**BRIEF:** Without the pictures, print the lines running from the beginning of the material to the line containing "0.5, 0.9, 0.9, 1.0];", both ends included.

Start of RAW DATA

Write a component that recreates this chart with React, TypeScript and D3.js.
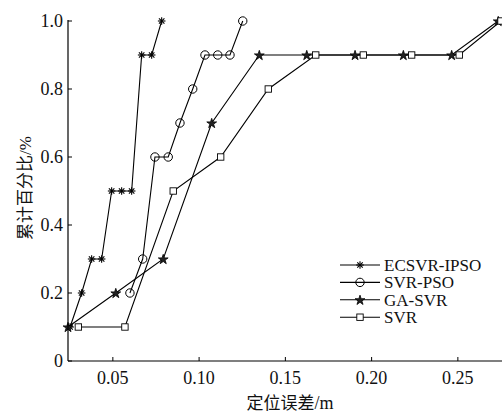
import React from "react";
import * as d3 from "d3";

const W = 502;
const H = 413;

const xTicks = [0.05, 0.1, 0.15, 0.2, 0.25];
const xTickLabels = ["0.05", "0.10", "0.15", "0.20", "0.25"];
const yTicks = [0, 0.2, 0.4, 0.6, 0.8, 1.0];
const yTickLabels = ["0", "0.2", "0.4", "0.6", "0.8", "1.0"];

const seriesNames = ["ECSVR-IPSO", "SVR-PSO", "GA-SVR", "SVR"];

const ecsvrX = [0.0252, 0.0319, 0.0377, 0.0435, 0.0493, 0.0551, 0.0609, 0.0667, 0.0725, 0.0783];
const ecsvrY = [0.1, 0.2, 0.3, 0.3, 0.5, 0.5, 0.5, 0.9, 0.9, 1.0];

const svrPsoX = [0.0599, 0.0673, 0.0744, 0.0821, 0.0889, 0.0963, 0.1034, 0.1108, 0.1179, 0.1253];
const svrPsoY = [0.2, 0.3, 0.6, 0.6, 0.7, 0.8, 0.9, 0.9, 0.9, 1.0];

const gaSvrX = [0.024, 0.0517, 0.0792, 0.1073, 0.1349, 0.1624, 0.1904, 0.2184, 0.2464, 0.2734];
const gaSvrY = [0.1, 0.2, 0.3, 0.7, 0.9, 0.9, 0.9, 0.9, 0.9, 1.0];

const svrX = [0.03, 0.057, 0.085, 0.1125, 0.1401, 0.1676, 0.1952, 0.2232, 0.2508, 0.275];
const svrY = [0.1, 0.1, 0.5, 0.6, 0.8, 0.9, 0.9, 0.9, 0.9, 1.0];

const markers = ["asterisk", "circle", "star", "square"];

const plot = { left: 68, right: 501, top: 21, bottom: 361 };

const x = d3.scaleLinear().domain([0.024, 0.275]).range([plot.left, plot.right]);
const y = d3.scaleLinear().domain([0, 1]).range([plot.bottom, plot.top]);

const serif = "Liberation Serif";
const cjk = "Noto Sans CJK SC";

const starPath = d3.symbol().type(d3.symbolStar).size(30)()!;

function Marker({ kind, cx, cy }: { kind: string; cx: number; cy: number }) {
  if (kind === "asterisk") {
    const r = 3.8;
    const d = r * 0.72;
    return (
      <g stroke="#000" strokeWidth={1.1}>
        <line x1={cx} y1={cy - r} x2={cx} y2={cy + r} />
        <line x1={cx - r} y1={cy} x2={cx + r} y2={cy} />
        <line x1={cx - d} y1={cy - d} x2={cx + d} y2={cy + d} />
        <line x1={cx - d} y1={cy + d} x2={cx + d} y2={cy - d} />
      </g>
    );
  }
  if (kind === "circle") {
    return <circle cx={cx} cy={cy} r={4.2} fill="none" stroke="#000" strokeWidth={1} />;
  }
  if (kind === "star") {
    return (
      <path
        d={starPath}
        transform={`translate(${cx},${cy + 0.5})`}
        fill="#222"
        stroke="#000"
        strokeWidth={0.8}
      />
    );
  }
  return <rect x={cx - 3.2} y={cy - 3.2} width={6.4} height={6.4} fill="#fff" stroke="#000" strokeWidth={0.9} />;
}

export default function App() {
  const series = [
    { xs: ecsvrX, ys: ecsvrY },
    { xs: svrPsoX, ys: svrPsoY },
    { xs: gaSvrX, ys: gaSvrY },
    { xs: svrX, ys: svrY },
  ];
  const line = d3
    .line<[number, number]>()
    .x((d) => x(d[0]))
    .y((d) => y(d[1]));

  const legendX1 = 340;
  const legendX2 = 380;
  const legendY0 = 265;
  const legendDY = 17.4;

  const serifStyle = { fontFamily: serif };
  const cjkStyle = { fontFamily: cjk };

  return (
    <svg width={W} height={H} style={{ position: "absolute", left: 0, top: 0, background: "#fff" }}>
      <rect x={0} y={0} width={W} height={H} fill="#fff" />
      {series.map((s, i) => (
        <path
          key={"l" + i}
          d={line(s.xs.map((v, j) => [v, s.ys[j]] as [number, number]))!}
          fill="none"
          stroke="#000"
          strokeWidth={1.1}
        />
      ))}
      {series.map((s, i) =>
        s.xs.map((v, j) => <Marker key={`m${i}-${j}`} kind={markers[i]} cx={x(v)} cy={y(s.ys[j])} />)
      )}
      <line x1={plot.left} y1={plot.top - 1} x2={plot.left} y2={plot.bottom} stroke="#000" strokeWidth={1.2} />
      <line x1={plot.left} y1={plot.bottom} x2={W} y2={plot.bottom} stroke="#000" strokeWidth={1.2} />
      {yTicks.map((t, i) => (
        <g key={"yt" + i}>
          <line x1={plot.left} x2={plot.left + 4} y1={y(t)} y2={y(t)} stroke="#000" strokeWidth={1} />
          <text x={plot.left - 5} y={y(t)} dy="0.35em" textAnchor="end" fontSize={18} fill="#111" style={serifStyle}>
            {yTickLabels[i]}
          </text>
        </g>
      ))}
      {xTicks.map((t, i) => (
        <g key={"xt" + i}>
          <line x1={x(t)} x2={x(t)} y1={plot.bottom} y2={plot.bottom - 4} stroke="#000" strokeWidth={1} />
          <text x={x(t)} y={384} textAnchor="middle" fontSize={18} fill="#111" style={serifStyle}>
            {xTickLabels[i]}
          </text>
        </g>
      ))}
      <text x={290} y={409} textAnchor="middle" fontSize={17} fill="#111">
        <tspan style={cjkStyle}>定位误差</tspan>
        <tspan style={serifStyle} fontSize={18}>/m</tspan>
      </text>
      <text transform={`translate(31,188) rotate(-90)`} textAnchor="middle" fontSize={17} fill="#111">
        <tspan style={cjkStyle}>累计百分比</tspan>
        <tspan style={serifStyle}>/%</tspan>
      </text>
      {seriesNames.map((name, i) => {
        const ly = legendY0 + i * legendDY;
        return (
          <g key={"lg" + i}>
            <line x1={legendX1} x2={legendX2} y1={ly} y2={ly} stroke="#000" strokeWidth={1.1} />
            <Marker kind={markers[i]} cx={(legendX1 + legendX2) / 2} cy={ly} />
            <text x={384} y={ly} dy="0.35em" fontSize={17} fill="#111" style={serifStyle}>
              {name}
            </text>
          </g>
        );
      })}
    </svg>
  );
}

End of RAW DATA

**EXERCISE SOLUTION:**
Write a component that recreates this chart with React, TypeScript and D3.js.
import React from "react";
import * as d3 from "d3";

const W = 502;
const H = 413;

const xTicks = [0.05, 0.1, 0.15, 0.2, 0.25];
const xTickLabels = ["0.05", "0.10", "0.15", "0.20", "0.25"];
const yTicks = [0, 0.2, 0.4, 0.6, 0.8, 1.0];
const yTickLabels = ["0", "0.2", "0.4", "0.6", "0.8", "1.0"];

const seriesNames = ["ECSVR-IPSO", "SVR-PSO", "GA-SVR", "SVR"];

const ecsvrX = [0.0252, 0.0319, 0.0377, 0.0435, 0.0493, 0.0551, 0.0609, 0.0667, 0.0725, 0.0783];
const ecsvrY = [0.1, 0.2, 0.3, 0.3, 0.5, 0.5, 0.5, 0.9, 0.9, 1.0];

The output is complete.